In my previous post, I talked about overcoming my inner critic (it’s an ongoing process). Now, I’d like to talk about what gave voice to my critical self in the first place: rejections.
This is another very candid post. There are some things writers don’t talk much about. I wished this wasn’t so.
After much deliberation, I applied to this year’s Odyssey Writing Workshop. Surprise, surprise! I didn’t get in. It was my first try. But it seems that my hopeful self is as persistent as my inner chastiser. I kept the hope to the end, so the rejection email hit me hard.
Rejections. They corner the hopeful child within us and give them a good beating. Yet, something positive surfaced after the bruises faded. I realized it might have not been the best thing for me to get in the Odyssey yet. Perhaps, going to a workshop where the focus is on critiquing the author’s work as much as on learning the craft might not have been as beneficial for a writer like me, whose feet are not yet firmly planted on the ground.
I may just be rationalizing, and, yet, here is some truth here, too.
I realized that I needed to first learn to walk without the external crutch of validation before attending such an intense critiquing experience. I had to be honest with myself. Part of my motivation to apply was because I wanted that validation. And the reason why I wanted that was because, as a creative, I have not found solid ground.
This rejection was a big one. I so wanted to attend and so wanted to learn. But not getting in the workshop started an internal shift that allowed me to truly understand where I stand, or, perhaps, not yet stand as a writer.

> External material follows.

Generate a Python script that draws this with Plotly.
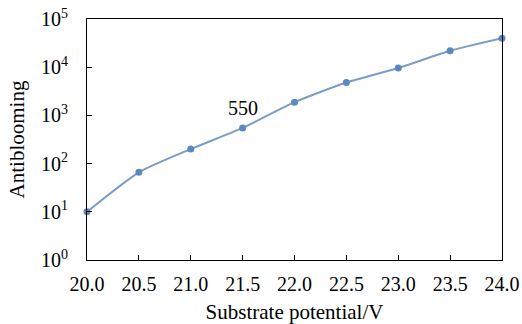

I searched the Internet to see what some established writers say about dealing with rejections. Something Neil Gaiman said staid with me. To paraphrase: when a writer gets a rejection, there are two things that can happen. They give up and stop writing; or they use the rejection as fuel to create a story, which is so good that it would be impossible for it to be passed over.
That truly stuck with me. The particular story I’m working on now might not be it (though I’m giving it my best shot), but, one day, one of them will. So, while I was waiting to hear back from the Odyssey Workshop, and my anxiety about my chances to get in peaked, I started creating new material. I wrote the first draft of a novella, the first draft of a flash fiction piece, and another blog post. I learned that creating something new is a balm to the trauma of rejection.
By keeping on writing or, in my case, dictating, I’m searching for the firm ground that is my own; from whence my voice wells up. I’m still on that search. But at least, now, I know what I’m looking for. And I’m already walking towards it.
I once heard Traci Skuce say that a rejection is not a “no,” or a “not you,” but rather a “not yet,” a “not now,” or a “not this one.” Crystal Hunt, co-founder of the Creative Academy for Writers (a wonderful online community) said something similar.
I’d rather find my personal solid ground and the place of creativity that makes first and foremost me happy before finding success. It’s not that I’ve lost my gumption. I still have ambition; I still want to “get there.” But I want to do it on my own terms, saying what I want to say, not what I think will please others.
This is the solid ground, where I can plant my feet to weather critique and rejection.